Liszt is not a composer one instantly associates with Rubinstein (Harvey Sachs in his quite excellent biography devotes but a single sentence to Liszt in the 37‑page survey of the pianist’s recordings). This blistering account of the E flat Concerto, recorded in Carnegie Hall when Rubinstein was in his late sixties, might change that perception.

Rubinstein considered Wallenstein, after Barbirolli, the finest orchestral accompanist (praise indeed) and you can hear the benefit of such a partnership: the playing crackles with the drama and energy of a live performance. True, the soundscape is very much of its time (think black-and-white B‑movie soundtrack), with the woodwind soloists artificially lit to reflect the forward placing of the soloist and a triangle player who must have been recruited from the New York Fire Department. Somehow it all works – and sends a shiver of delight up the spine.

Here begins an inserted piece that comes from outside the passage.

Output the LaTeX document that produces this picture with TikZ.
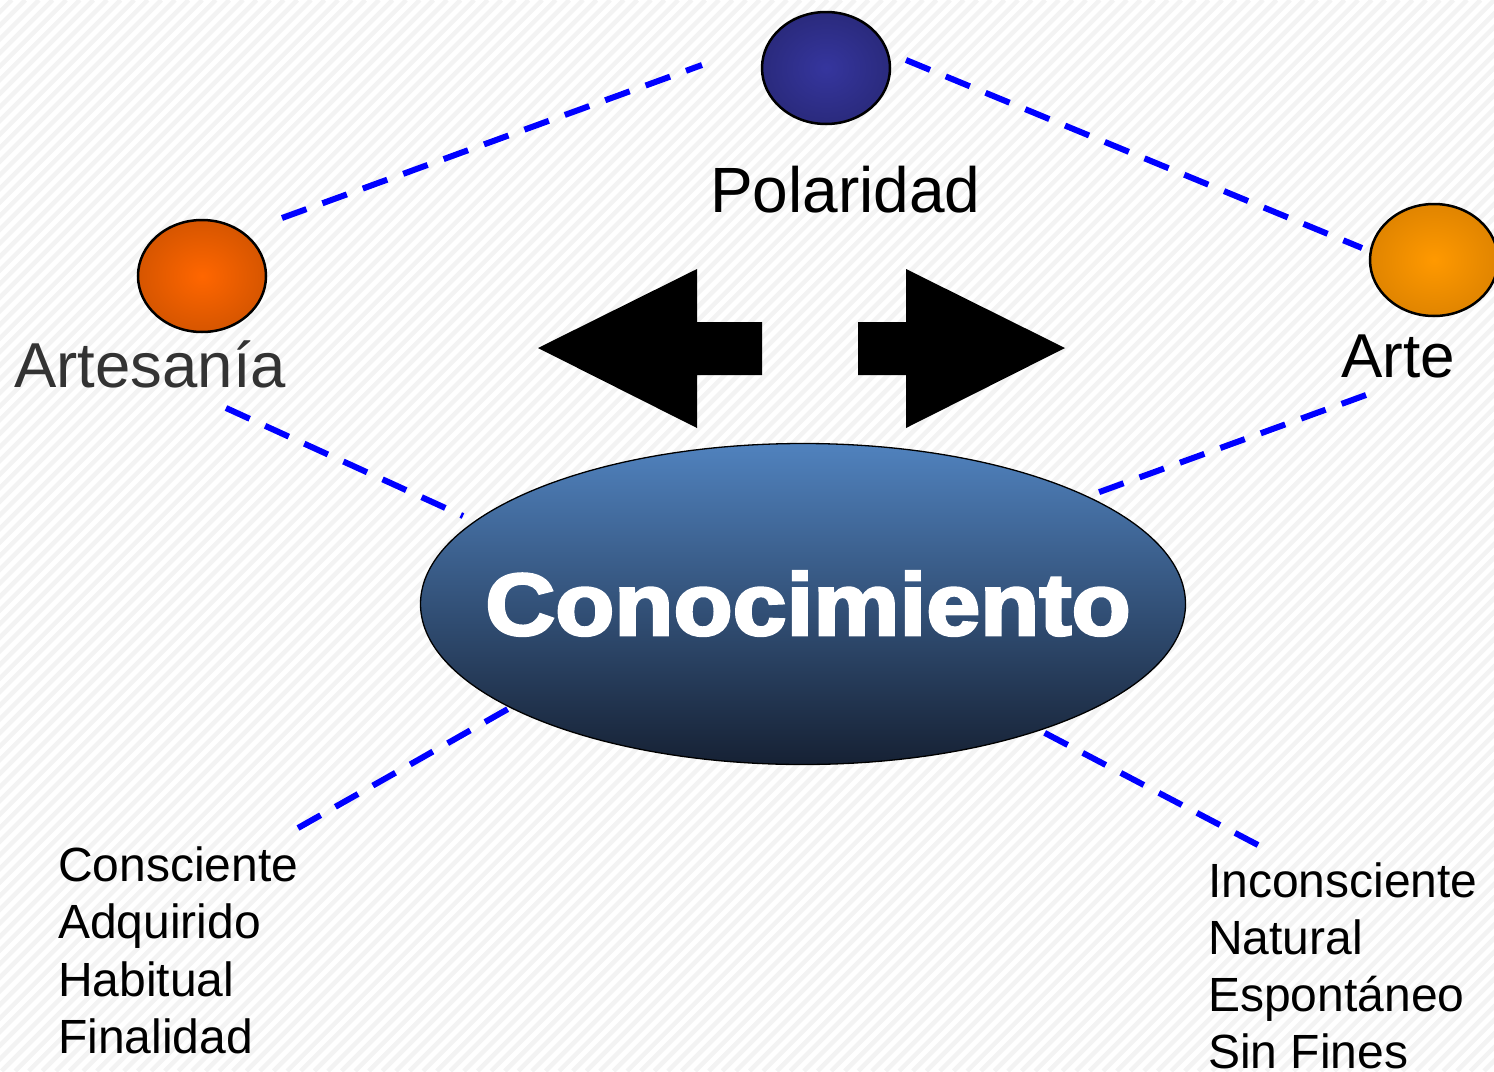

The solo items, too, generally rise above the often constrained nature of Rubinstein’s studio recordings, though the consistently dry acoustics stifle the full sonority of a concert grand. In the Sonata he eschews the demonic brilliance of Horowitz for dignity and splendour, its emotional climax (truly affecting) coming in the middle of the “slow movement”; “Funérailles”, taken quite fast, is vehement in its despair; the E major Hungarian Rhapsody’s sequence of glissandi, sounding cheap in some hands, is here stylish and witty. And if there are any lingering doubts about Rubinstein’s Lisztian credentials, the final tour de force, the Hungarian Rhapsody No 12, will surely banish them.